The annular BOP 10 is actuated by fluid pumped into a piston chamber in the housing 12 via first port 22. The fluid applies pressure to a piston 24, which moves the piston 24 upward. As the piston 24 moves upward, the piston 24 exerts a force on the packing unit 16 through a wedge face 26. The force exerted on the packing unit 16 from the wedge face 26 is directed upwards toward a removable head 28 of the annular BOP 10, and inwards toward the longitudinal axis A of the annular BOP 10. Because the packing unit 16 is retained against the removable head 28 of the annular BOP 10, the packing unit 16 does not displace upwardly from the force exerted on the packing unit 16 by the piston 24. The relaxed state of the packing unit 16 is shown in FIG. 2A.
However, the packing unit 16 does displace inwardly from the force from the piston 24, which compresses the packing unit 16 toward the longitudinal axis of the annular BOP 10. In the event a drill pipe 32 is located along the longitudinal axis A, with sufficient radial compression, the packing unit 16 will seal about the drill pipe 32 into a “closed position.” The closed position is shown in FIG. 2B. In the event a drill pipe is not present, the packing unit 16, with sufficient radial compression, will completely seal the generally central bore or passage 20. The annular BOP 10 goes through an analogous reverse movement when fluid is pumped into second port 34 into the piston chamber 36 and released from the first port 22. The fluid exerts a downward force on the piston 24, such that the wedge face 26 of the piston 24 allows the packing unit 16 to radially expand to an “open position.” The open position is shown in FIG. 2A. Further, the removable head 28 of the annular BOP 10 enables access to the packing unit 16, such that the packing unit 16 may be serviced or changed if necessary.
FIG. 3 is an example of a prior art ‘spherical type’ BOP 110 disposed about a longitudinal axis as disclosed in U.S. Pat.

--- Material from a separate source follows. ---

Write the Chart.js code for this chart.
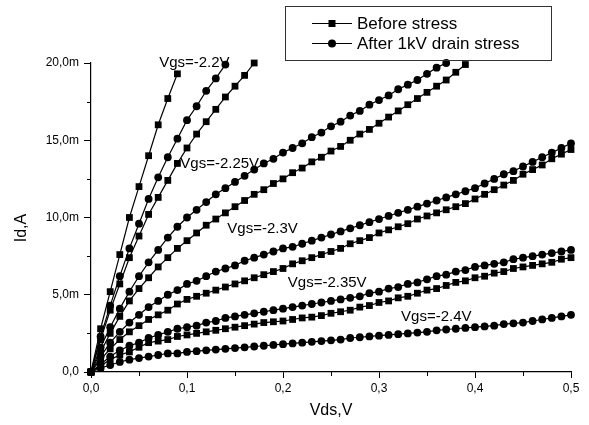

No. 3,667,721 (issued to Vujasinovic and incorporated by reference in its entirety). The spherical BOP 110 includes a lower housing 112 and an upper housing 128 releasably fastened together by a plurality of bolts 142. Typically, the upper housing 128 has a curved, semi-spherical inner surface 144. A packing unit 116 is disposed within the spherical BOP 110 about the longitudinal axis. The packing unit 116 includes a curved, elastomeric annular body 118 and curved metallic inserts 130 to correspond to the curved, semi-spherical inner surface 118 of the upper housing 128. The metallic inserts 130 are then distributed equal circumferential distances from one another within the curved, elastomeric annular body 118. The spherical BOP 110 may be actuated by fluid, similar to the annular BOP 10 of FIG. 1 as described above. FIGS. 4a and 4b show the open and closed positions respectively for the packing unit 116 on the drill pipe 32 for this spherical type BOP.

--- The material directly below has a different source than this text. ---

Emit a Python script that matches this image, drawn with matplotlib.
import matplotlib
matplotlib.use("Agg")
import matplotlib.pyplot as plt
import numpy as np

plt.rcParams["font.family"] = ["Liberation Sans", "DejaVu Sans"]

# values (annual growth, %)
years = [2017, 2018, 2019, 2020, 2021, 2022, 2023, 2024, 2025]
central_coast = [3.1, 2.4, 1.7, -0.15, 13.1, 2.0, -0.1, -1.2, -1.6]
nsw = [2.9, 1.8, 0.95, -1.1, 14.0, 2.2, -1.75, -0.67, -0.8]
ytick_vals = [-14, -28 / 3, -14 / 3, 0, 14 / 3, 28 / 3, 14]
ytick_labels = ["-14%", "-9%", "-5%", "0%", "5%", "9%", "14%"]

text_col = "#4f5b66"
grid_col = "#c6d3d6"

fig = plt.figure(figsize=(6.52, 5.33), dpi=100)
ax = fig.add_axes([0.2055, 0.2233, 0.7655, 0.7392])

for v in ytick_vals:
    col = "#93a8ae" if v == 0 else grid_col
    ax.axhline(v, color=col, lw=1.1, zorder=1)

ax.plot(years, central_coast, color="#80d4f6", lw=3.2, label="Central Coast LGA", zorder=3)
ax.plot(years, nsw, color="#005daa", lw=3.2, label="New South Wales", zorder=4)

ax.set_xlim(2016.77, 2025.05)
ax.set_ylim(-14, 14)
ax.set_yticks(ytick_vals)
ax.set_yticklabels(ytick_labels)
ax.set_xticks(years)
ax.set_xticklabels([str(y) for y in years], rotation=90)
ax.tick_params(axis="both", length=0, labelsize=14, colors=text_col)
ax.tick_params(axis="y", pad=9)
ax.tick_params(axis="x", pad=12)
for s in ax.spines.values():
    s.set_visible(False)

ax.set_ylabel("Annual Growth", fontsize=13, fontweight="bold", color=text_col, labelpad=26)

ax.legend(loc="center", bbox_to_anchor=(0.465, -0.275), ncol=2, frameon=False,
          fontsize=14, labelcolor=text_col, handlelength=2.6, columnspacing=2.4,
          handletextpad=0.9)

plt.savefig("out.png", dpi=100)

For all the above patents cited there is a common design feature in that the annular element is in direct contact with the drill pipe 32 or other tubular being sealed against. This gives a limited life of the packing element when used in ‘stripping’ operations. Stripping occurs when the pipe is moved into the wellbore or out of the wellbore under pressurized wellbore conditions with the element squeezed against the drillpipe. This results in substantial wear when the stripping is done for several thousand feet e.g. when pulling the drillbit all the way from bottom. This wear affects the integrity and sealability of the packing element.
For the annular BOP designs shown and all annular BOP designs on the market, it is required to dismantle the annular BOP to access the element and to change for a new element. This requires work to be stopped and in the case of repair to subsea annular BOPs can result in substantial non-productive time.

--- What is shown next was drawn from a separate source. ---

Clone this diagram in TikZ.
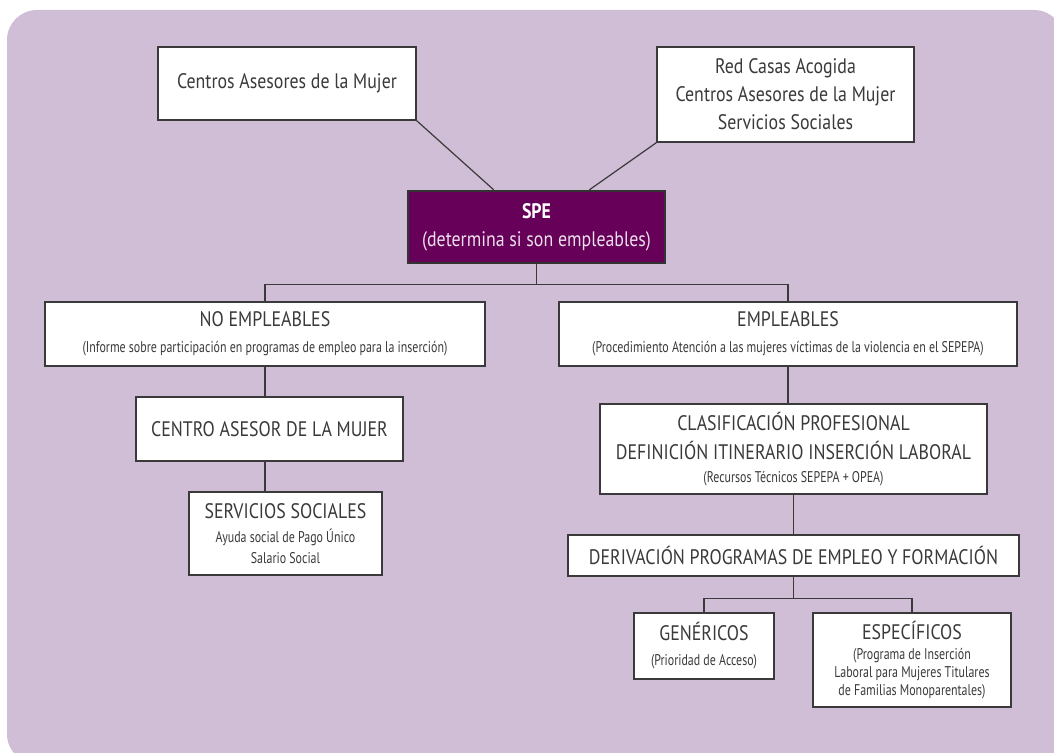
\documentclass[tikz,border=0pt]{standalone}
\usepackage{fontspec}
\setmainfont{PT Sans}[FakeStretch=0.85]
\newfontfamily\fuentechica{PT Sans}[FakeStretch=0.77]
\usetikzlibrary{calc}
\definecolor{fondo}{RGB}{208,190,214}
\definecolor{morado}{RGB}{102,0,88}
\definecolor{tinta}{RGB}{58,58,58}
\newcommand{\txtbig}{\fontsize{21}{28}\selectfont}
\newcommand{\txtsmall}{\fuentechica\fontsize{15.5}{19}\selectfont}
\begin{document}
\begin{tikzpicture}[x=1pt,y=-1pt,
  caja/.style={draw=tinta,line width=1.4pt,fill=white,text=tinta,align=center,
    inner sep=0pt,font=\txtbig},
  cajaspe/.style={draw=black!80,line width=2.4pt,fill=morado,text=white,align=center,
    inner sep=0pt,font=\txtbig,minimum width=257pt,minimum height=72pt},
  enlace/.style={draw=tinta,line width=1.2pt}]
\useasboundingbox (0,0) rectangle (1054,752);
\clip (0,0) rectangle (1054,752);
\fill[fondo,rounded corners=30pt] (7,10) rectangle (1064,764);

\node[caja,minimum width=258pt,minimum height=73pt] (asesoras) at (287,83.5) {Centros Asesores de la Mujer};
\node[caja,minimum width=257pt,minimum height=95pt] (redcasas) at (785.5,94.5)
  {Red Casas Acogida\\Centros Asesores de la Mujer\\Servicios Sociales};
\node[cajaspe] (spe) at (536.5,227)
  {\bfseries SPE\\\color{white!88!morado}(determina si son empleables)};

\node[caja,minimum width=440pt,minimum height=64pt] (noemp) at (265,334)
  {NO EMPLEABLES\\[-2pt]\txtsmall (Informe sobre participación en programas de empleo para la inserción)};
\node[caja,minimum width=458pt,minimum height=64pt] (emp) at (788,334)
  {EMPLEABLES\\[-2pt]\txtsmall (Procedimiento Atención a las mujeres víctimas de la violencia en el SEPEPA)};

\node[caja,minimum width=267pt,minimum height=64pt] (cam) at (269.5,429) {CENTRO ASESOR DE LA MUJER};
\node[caja,minimum width=193pt,minimum height=83pt] (sersoc) at (285.5,533.5)
  {SERVICIOS SOCIALES\\[-4pt]\txtsmall Ayuda social de Pago Único\\[-7pt]\txtsmall Salario Social};

\node[caja,minimum width=387pt,minimum height=90pt] (clasif) at (793.5,449)
  {CLASIFICACIÓN PROFESIONAL\\[1pt]DEFINICIÓN ITINERARIO INSERCIÓN LABORAL\\[-5pt]\txtsmall (Recursos Técnicos SEPEPA + OPEA)};
\node[caja,minimum width=451pt,minimum height=41pt] (deriv) at (793.5,555.5)
  {DERIVACIÓN PROGRAMAS DE EMPLEO Y FORMACIÓN};

\node[caja,minimum width=140pt,minimum height=66pt] (genericos) at (704,646)
  {GENÉRICOS\\[-3pt]\txtsmall (Prioridad de Acceso)};
\node[caja,minimum width=198pt,minimum height=94pt] (especificos) at (912,660)
  {ESPECÍFICOS\\[-8pt]\txtsmall (Programa de Inserción\\[-10pt]\txtsmall Laboral para Mujeres Titulares\\[-10pt]\txtsmall de Familias Monoparentales)};

% lineas
\draw[enlace] (asesoras.south east) -- ($(spe.north west)!0.335!(spe.north east)$);
\draw[enlace] (redcasas.south west) -- ($(spe.north west)!0.704!(spe.north east)$);
\coordinate (reparto) at ($(spe.south)+(0,20)$);
\draw[enlace] (spe.south) -- (reparto) -| (noemp.north);
\draw[enlace] (reparto) -| (emp.north);
\draw[enlace] (noemp.south) -- (noemp.south |- cam.north);
\draw[enlace] (noemp.south |- cam.south) -- (noemp.south |- sersoc.north);
\draw[enlace] (emp.south) -- (emp.south |- clasif.north);
\draw[enlace] (clasif.south) -- (deriv.north);
\coordinate (reparto2) at ($(deriv.south)+(0,22)$);
\draw[enlace] (deriv.south) -- (reparto2) -| (genericos.north);
\draw[enlace] (reparto2) -| (especificos.north);
\end{tikzpicture}
\end{document}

To overcome this substantial drawback of wear and maintenance a retrievable isolation tool 246 is proposed in U.S. Pat. No. 6,450,262, the isolation tool 246 being inserted at the level of the annular BOPS previously discussed.
In U.S. Pat. No. 6,450,262, in accordance with its illustrated and preferred embodiments, the isolation tool, as shown in FIG. 5 comprises a housing 248 adapted to be connected as a lower continuation of the riser and having a generally central bore or passage 214 through which the drill string 32 may extend during the drilling of the well, an annular recess 250 about the generally central passage, and a side port 252 below the recess for connecting the generally central passage to a mud return line extending alongside of the riser and leading to the surface. An insert packer 254 including a sleeve of elastomeric material 256 is adapted to be lowered into and raised from a landed position in the generally central passage opposite an actuator 258 within the housing recess 250 having a sleeve of elastomeric material 260 which, when retracted, occupies a position in which the insert packer 260 may be removed, forming a continuation of the generally central bore or passage so as to receive a drill string there through. When the insert packer 254 is in place, the actuator sleeve 258 is responsive to the supply of control fluid thereto from an outside source to engage and contract the sleeve 256 of the insert packer 254 about the drill string 32, so that the drilling fluid flowing upwardly in the annulus between the riser and drill string 32 is directed into the side port in the housing from the generally central bore or passage 214. In response to the exhaust of the control fluid, the insert packer sleeve 256 is free to expand to fully open the generally central passage and the insert 254 to be removed.
Also shown in FIG. 5, is a set of hydraulically operated pins 262 or bolts carried by the housing 248 so that, when moved inwardly, they provide a landing shoulder in the housing generally central bore or passage 214 to position the insert packer 254 opposite the actuator 258. A second set of hydraulically operated pins 264 carried by the housing are adapted to be moved into an annular groove 266 about the insert packer 254 to lock the insert packer in place to prevent its up or down movement in the generally central bore or passage 214. An upward pull on the drill string 32 can confirm the lock down of the insert packer 254. The annulus between the housing generally central bore or passage 214 and the insert packer 254 may be sealed off by contraction of the actuator sleeve 258 by means of fluid pressure supplied to the recess 250 about the sleeve to close about the drill string 32 to seal off well fluid in the annulus above and below it. The pressure is such as to allow the drill string and its tool joints to pass through it while maintaining a seal (stripping) in either direction. The actuator 258 also includes metal rings 268 at both ends of sleeve 260, each carrying a seal ring (not shown) thereabout to seal off the recess 250 to contain actuating fluid in the recess 250.
This patent proposes a retrievable ‘packing insert’ that is a custom component of the ‘riser isolation tool’. A problem with this solution is that it requires a custom installation of the riser isolation tool that limits the use of this packing insert to that type of subsea installation as described in the patent.